La photographie a évolué de manière significative en 150 ans, passant d’une simple technique à une discipline artistique pleinement reconnue dont l’accessibilité fut croissante et la présence dans les mass medias, fortement soutenue. À chaque étape de cette évolution, les femmes ont joué un rôle essentiel, contribuant activement à transformer la pratique de la photographie. Elles ont su créer des espaces créatifs distincts de ceux dominés par les hommes, développant de nouveaux langages visuels et des techniques innovantes.
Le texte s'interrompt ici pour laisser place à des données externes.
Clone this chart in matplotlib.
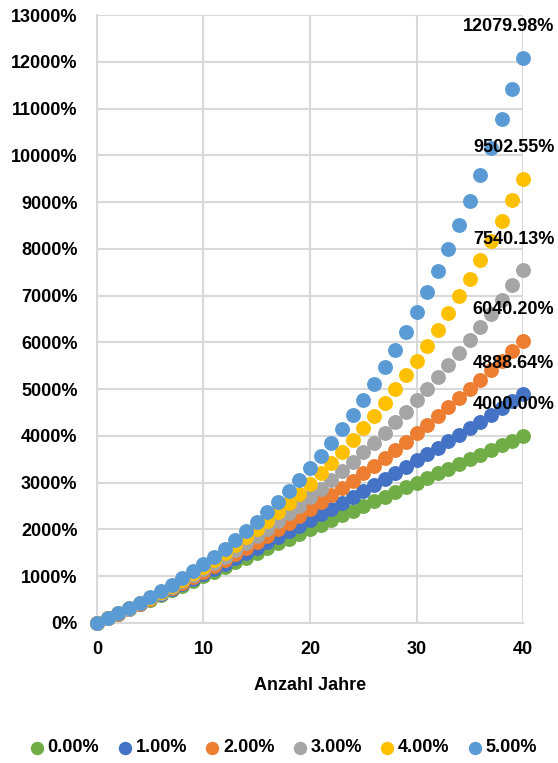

Si l’histoire de l’art accorde aujourd’hui une place toujours plus grande aux voix féminines, il est crucial de reconnaître que l’apport des femmes à la photographie précède le XXe siècle. Qu’il s’agisse d’intimité, de reportage, de photographie sociale ou plasticienne, ces artistes ont toujours été des participantes actives et engagées de leur époque. Leur œuvre, qu’elle s’ancre dans l’intime ou s’inscrive dans un cadre plus large, offre une lecture alternative et complexe de la société. En valorisant et en contextualisant les trajectoires de ces femmes , nous pouvons pleinement apprécier l’ampleur de leur influence et célébrer la richesse du champ photographique qu’elles ont contribué à façonner.
01 Discipline pseudo-scientifique fondée par F. J. Gall, qui relie chaque fonction mentale à une zone du cerveau et soutient que la forme même du crâne indique l’état des différentes facultés. Cette approche est très liée à la photographie, qui permet de cataloguer différentes physionomies et de leur attribuer telle ou telle caractéristique. Si cette pratique mènera à des théories erronées d’hypothétiques hiérarchie entre les populations, ouvrant la voie au racisme, elle permit aussi de développer des techniques anthropométriques utiles à la médecine légale.
02 Les Livernois, photographes. Musée du Québec et Québec Agenda, 1987.